Ecco come Heisenberg spiega il “mutamento di prospettiva”: «Per noi il corso regolare nello spazio e nel tempo non è più lo scheletro del mondo, ma piuttosto solo una connessione tra altre che, attraverso il modo in cui noi indaghiamo, attraverso le domande che poniamo alla natura, viene trascelta dalla rete di connessioni che chiamiamo mondo».
L'ILLUSIONE DELLA SCIENZA ESATTA. Il mondo come insieme di connessioni, dunque, sottratto alle rigide leggi deterministiche: una visione che in un libro di straordinaria diffusione, Il Tao della fisica, Fritjof Capra paragonava all’antica sapienza indù e buddista, secondo cui vi è un’unica sorgente di vita di cui noi possiamo leggere o interpretare solo le manifestazioni, o alcune manifestazioni.
Il Tao non è che una valle profonda che ha la possibilità di «contenere un’infinità di cose». Ed ecco che, riavvicinando la scienza occidentale alla saggezza orientale, si torna in qualche modo nell’alveo accogliente di una visione del mondo come “armonia” che finisce con il “normalizzare” le spettacolari scoperte della fisica quantistica che segnò la fine dell’illusione della “scienza esatta”.

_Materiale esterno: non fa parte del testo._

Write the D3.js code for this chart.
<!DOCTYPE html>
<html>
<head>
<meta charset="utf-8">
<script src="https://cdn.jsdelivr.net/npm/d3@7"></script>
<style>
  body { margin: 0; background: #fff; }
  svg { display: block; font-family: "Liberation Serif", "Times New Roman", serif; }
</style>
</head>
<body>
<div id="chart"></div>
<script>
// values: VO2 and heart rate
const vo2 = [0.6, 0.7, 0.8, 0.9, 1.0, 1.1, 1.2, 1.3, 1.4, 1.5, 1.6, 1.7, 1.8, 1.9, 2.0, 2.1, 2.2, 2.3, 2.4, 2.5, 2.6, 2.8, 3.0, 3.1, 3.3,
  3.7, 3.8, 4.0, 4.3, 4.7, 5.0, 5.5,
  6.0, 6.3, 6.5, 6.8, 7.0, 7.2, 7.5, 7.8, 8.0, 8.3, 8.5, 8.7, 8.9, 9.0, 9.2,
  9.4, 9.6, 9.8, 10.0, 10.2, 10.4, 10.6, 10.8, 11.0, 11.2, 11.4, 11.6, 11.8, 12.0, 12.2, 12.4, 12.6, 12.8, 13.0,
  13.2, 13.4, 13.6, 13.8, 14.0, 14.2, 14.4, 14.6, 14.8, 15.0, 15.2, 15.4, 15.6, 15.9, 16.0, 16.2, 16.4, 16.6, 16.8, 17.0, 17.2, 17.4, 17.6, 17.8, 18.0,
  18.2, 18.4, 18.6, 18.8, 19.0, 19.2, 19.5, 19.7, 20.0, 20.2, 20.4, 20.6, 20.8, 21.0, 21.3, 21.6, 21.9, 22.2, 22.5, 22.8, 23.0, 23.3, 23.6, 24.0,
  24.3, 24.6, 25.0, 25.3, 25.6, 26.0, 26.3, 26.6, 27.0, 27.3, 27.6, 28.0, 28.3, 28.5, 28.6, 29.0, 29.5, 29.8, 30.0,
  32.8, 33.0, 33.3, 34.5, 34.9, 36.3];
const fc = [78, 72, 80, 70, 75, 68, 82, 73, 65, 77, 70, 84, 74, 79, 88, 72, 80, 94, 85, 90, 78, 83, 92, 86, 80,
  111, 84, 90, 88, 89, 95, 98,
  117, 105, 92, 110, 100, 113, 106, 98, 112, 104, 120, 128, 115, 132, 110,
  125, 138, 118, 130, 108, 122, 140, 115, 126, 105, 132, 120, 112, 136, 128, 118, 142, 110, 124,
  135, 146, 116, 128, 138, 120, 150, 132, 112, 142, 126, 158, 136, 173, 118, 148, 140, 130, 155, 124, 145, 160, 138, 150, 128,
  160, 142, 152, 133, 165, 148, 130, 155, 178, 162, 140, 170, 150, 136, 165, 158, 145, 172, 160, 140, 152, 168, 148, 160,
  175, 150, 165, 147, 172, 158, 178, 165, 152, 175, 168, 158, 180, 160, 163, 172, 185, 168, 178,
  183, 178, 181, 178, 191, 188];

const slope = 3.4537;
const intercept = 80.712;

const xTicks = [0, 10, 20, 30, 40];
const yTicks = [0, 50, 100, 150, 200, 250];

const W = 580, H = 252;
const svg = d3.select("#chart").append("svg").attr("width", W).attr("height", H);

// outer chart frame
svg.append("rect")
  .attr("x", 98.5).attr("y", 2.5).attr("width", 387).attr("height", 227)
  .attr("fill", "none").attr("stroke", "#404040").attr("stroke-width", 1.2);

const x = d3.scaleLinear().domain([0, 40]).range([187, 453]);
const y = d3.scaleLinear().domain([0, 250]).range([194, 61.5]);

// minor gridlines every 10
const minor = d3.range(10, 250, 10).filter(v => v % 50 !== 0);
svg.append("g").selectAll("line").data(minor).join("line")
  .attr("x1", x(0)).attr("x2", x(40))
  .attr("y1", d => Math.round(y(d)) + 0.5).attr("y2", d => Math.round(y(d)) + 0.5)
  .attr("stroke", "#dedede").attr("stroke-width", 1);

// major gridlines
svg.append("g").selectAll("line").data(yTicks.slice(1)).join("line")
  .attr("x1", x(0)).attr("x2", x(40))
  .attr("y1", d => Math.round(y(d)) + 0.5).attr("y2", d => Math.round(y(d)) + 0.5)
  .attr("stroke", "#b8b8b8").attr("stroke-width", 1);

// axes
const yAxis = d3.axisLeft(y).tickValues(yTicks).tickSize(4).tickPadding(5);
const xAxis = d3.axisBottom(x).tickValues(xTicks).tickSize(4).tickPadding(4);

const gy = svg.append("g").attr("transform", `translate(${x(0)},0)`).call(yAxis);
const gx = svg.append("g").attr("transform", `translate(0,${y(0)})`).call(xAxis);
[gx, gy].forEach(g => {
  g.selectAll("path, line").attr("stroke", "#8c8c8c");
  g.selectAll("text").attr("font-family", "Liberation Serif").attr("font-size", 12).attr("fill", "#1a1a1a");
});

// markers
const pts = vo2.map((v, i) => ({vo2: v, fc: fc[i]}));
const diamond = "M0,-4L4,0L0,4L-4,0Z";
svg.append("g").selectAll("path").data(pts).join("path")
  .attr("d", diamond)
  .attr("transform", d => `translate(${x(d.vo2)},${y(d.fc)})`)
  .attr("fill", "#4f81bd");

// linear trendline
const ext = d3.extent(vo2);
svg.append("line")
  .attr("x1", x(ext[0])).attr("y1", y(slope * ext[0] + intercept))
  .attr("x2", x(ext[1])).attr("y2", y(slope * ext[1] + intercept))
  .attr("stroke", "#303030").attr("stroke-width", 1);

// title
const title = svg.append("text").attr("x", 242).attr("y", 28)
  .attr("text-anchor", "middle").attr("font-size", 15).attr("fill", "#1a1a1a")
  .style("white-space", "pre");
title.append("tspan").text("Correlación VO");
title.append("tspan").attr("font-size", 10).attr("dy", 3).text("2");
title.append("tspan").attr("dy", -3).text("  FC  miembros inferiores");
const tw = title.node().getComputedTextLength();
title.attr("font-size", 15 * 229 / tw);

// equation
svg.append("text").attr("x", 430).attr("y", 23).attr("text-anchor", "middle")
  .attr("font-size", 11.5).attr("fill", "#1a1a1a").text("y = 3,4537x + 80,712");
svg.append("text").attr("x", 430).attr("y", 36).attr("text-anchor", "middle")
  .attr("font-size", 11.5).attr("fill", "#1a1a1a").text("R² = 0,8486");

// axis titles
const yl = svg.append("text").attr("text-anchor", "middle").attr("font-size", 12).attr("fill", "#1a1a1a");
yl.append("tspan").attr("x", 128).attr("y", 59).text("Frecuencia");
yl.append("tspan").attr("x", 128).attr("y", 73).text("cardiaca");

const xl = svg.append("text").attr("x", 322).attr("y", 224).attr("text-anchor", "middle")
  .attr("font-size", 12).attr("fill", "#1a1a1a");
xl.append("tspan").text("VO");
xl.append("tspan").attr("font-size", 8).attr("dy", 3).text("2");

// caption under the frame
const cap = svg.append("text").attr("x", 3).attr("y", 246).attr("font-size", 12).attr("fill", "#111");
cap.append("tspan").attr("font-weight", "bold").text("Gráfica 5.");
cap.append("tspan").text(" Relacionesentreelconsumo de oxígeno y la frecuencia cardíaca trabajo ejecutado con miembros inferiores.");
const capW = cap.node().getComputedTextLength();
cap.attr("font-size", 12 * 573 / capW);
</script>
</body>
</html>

UNA NUOVA DIMENSIONE. Entrando in questa nuova dimensione si può scegliere, in definitiva, cosa contemplare: o l’inquietudine angosciante degli elettroni o la danza incessante delle particelle.
O in ultima analisi scegliere di andare a cena con i fisici quantistici.
Per capire qualcosa di più delle loro eversive scoperte.